Trump voltou à Casa Branca prometendo deportar milhões de migrantes. Como parte dessa estratégia, autoridades federais pretendem iniciar uma grande operação de controle da imigração em Minnesota - como tem ocorrido em outros Estados americanos.
Na sexta-feira, a Suprema Corte dos EUA decidiu revisar a constitucionalidade da proposta de Trump para pôr fim ao direito à cidadania americana por nascimento. Vários tribunais inferiores tinham bloqueado a tentativa de Trump de eliminar a lei que contempla que todas as pessoas nascidas em território americano obtêm automaticamente a nacionalidade.
O decreto proposto por Trump impede o governo federal de emitir passaportes ou certificados de cidadania para crianças nascidas nos Estados Unidos cuja mãe resida ilegal ou temporariamente no país e cujo pai não seja cidadão americano ou residente permanente.
Catar e Egito pedem segunda fase de cessar-fogo na Faixa de Gaza
Catar e Egito, que foram mediadores no conflito entre Israel e o grupo terrorista Hamas na Faixa de Gaza, pediram no sábado a retirada das tropas israelenses do território palestino e o envio de uma força internacional para aplicar integralmente a trégua acertada há cerca de dois meses.
Na segunda fase do acordo, Israel deve retirar-se de suas posições no território palestino e também está prevista a criação de uma autoridade interina e o desdobramento de uma força internacional de estabilização (ISF, na sigla em inglês), além, claro, do desarmamento do Hamas.
O grupo terrorista afirmou que está disposto a entregar suas armas a uma autoridade palestina que governe o território, com a condição de que termine a ocupação pelo Exército israelense.

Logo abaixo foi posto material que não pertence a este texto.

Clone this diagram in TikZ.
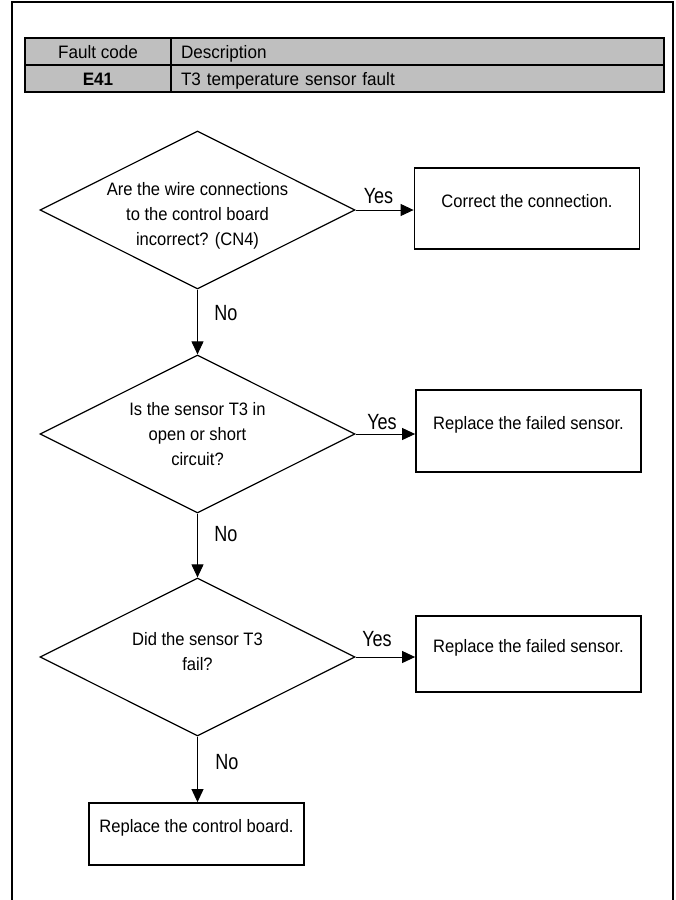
\documentclass[tikz,border=0pt]{standalone}
\usepackage{fontspec}
\setmainfont{Liberation Sans}[FakeStretch=0.92]
\newfontfamily\lblfont{Liberation Sans}[FakeStretch=0.82]
\newfontfamily\tabfont{Liberation Sans}[FakeStretch=0.95]
\usetikzlibrary{shapes.geometric,arrows.meta}
\begin{document}
\begin{tikzpicture}[x=1pt,y=-1pt,
  cell/.style={draw, fill=black!25, line width=1.2pt, minimum height=27pt, inner sep=0pt,
    text height=13pt, text depth=0pt, font=\tabfont\fontsize{18}{22}\selectfont},
  dia/.style={draw, diamond, aspect=2, line width=1.2pt, minimum width=315pt, minimum height=158pt,
    inner sep=0pt},
  dtxt/.style={inner sep=0pt, align=center, font=\fontsize{18}{25}\selectfont},
  bx/.style={draw, line width=1.8pt, minimum width=225pt, inner sep=0pt,
    text height=13pt, text depth=0pt, font=\fontsize{18}{25}\selectfont},
  lbl/.style={inner sep=0pt, font=\lblfont\fontsize{22}{22}\selectfont},
  arr/.style={-{Triangle[length=13pt,width=12pt]}, line width=1pt}]
\useasboundingbox (0,0) rectangle (676,900);
% outer frame
\draw[line width=1.5pt] (12,900) -- (12,2) -- (673,2) -- (673,900);
% table
\node[cell, minimum width=146pt] (h1) at (98,51.5) {Fault code};
\node[cell, text width=473pt, inner xsep=10pt, align=left] (h2) at (417.5,51.5) {Description};
\node[cell, minimum width=146pt] (r1) at (98,78.5) {\bfseries E41};
\node[cell, text width=473pt, inner xsep=10pt, align=left] (r2) at (417.5,78.5) {T3 temperature sensor fault};
% decisions
\node[dia] (d1) at (197.5,210) {};
\node[dia] (d2) at (197.5,434) {};
\node[dia] (d3) at (197.5,657) {};
\node[dtxt] (d1t) at (197.5,216) {Are the wire connections\\to the control board\\incorrect? (CN4)};
\node[dtxt] (d2t) at (197.5,434) {Is the sensor T3 in\\open or short\\circuit?};
\node[dtxt] (d3t) at (197.5,651.5) {Did the sensor T3\\fail?};
% actions
\node[bx, minimum height=81pt] (b1) at (527,208.5) {\raisebox{8pt}{Correct the connection.}};
\node[bx, minimum height=82pt] (b2) at (528.5,431) {\raisebox{8pt}{Replace the failed sensor.}};
\node[bx, minimum height=76pt] (b3) at (528.5,654) {\raisebox{8pt}{Replace the failed sensor.}};
\node[bx, minimum height=62pt, minimum width=215pt] (b4) at (196.5,834) {\raisebox{8pt}{Replace the control board.}};
% connectors
\draw[arr] (d1.east) -- (d1.east -| b1.west);
\draw[arr] (d2.east) -- (d2.east -| b2.west);
\draw[arr] (d3.east) -- (d3.east -| b3.west);
\draw[arr] (d1.south) -- (d2.north);
\draw[arr] (d2.south) -- (d3.north);
\draw[arr] (d3.south) -- (d3.south |- b4.north);
% labels
\node[lbl] (y1) at (378.5,196) {Yes};
\node[lbl] (y2) at (382,422) {Yes};
\node[lbl] (y3) at (377,639) {Yes};
\node[lbl] (n1) at (226,313) {No};
\node[lbl] (n2) at (226,534) {No};
\node[lbl] (n3) at (227,762) {No};
\end{tikzpicture}
\end{document}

Países árabes e muçulmanos têm mostrado relutância em participar da força internacional de estabilização porque poderia ter que combater com milicianos palestinos.
O plano de 20 pontos apresentado inicialmente por Washington fala que o Hamas deveria entregar suas armas, mas o grupo tem rejeitado repetidamente.
A Turquia indicou que deseja participar na força de estabilização, mas seus esforços são vistos com maus olhos em Israel, que considera que o governo turco está muito próximo do Hamas.
EUA alertam americanos para deixarem a Venezuela em meio a aumento da tensão
O governo dos Estados Unidos alertou nesta semana que cidadãos americanos deixem a Venezuela o quanto antes, alegando o risco de prisões arbitrárias e da violência narcoterrorista. Jornais americanos afirmam que Washington já cogita ataques a autoridades venezuelanas.
A tensão entre os dois países tem aumentado desde o retorno de Donald Trump à Casa Branca. O presidente americano determinou, em setembro, uma guerra às drogas, classificou grupos narcotraficantes como narcoterroristas e iniciou uma campanha militar as águas do Caribe,
Nos últimos meses, o governo Trump tem deixado claro que alguma ação contra a Venezuela será feita. Enquanto isso, Nicolás Maduro recruta mais soldados e pede o reforço do alistamento militar.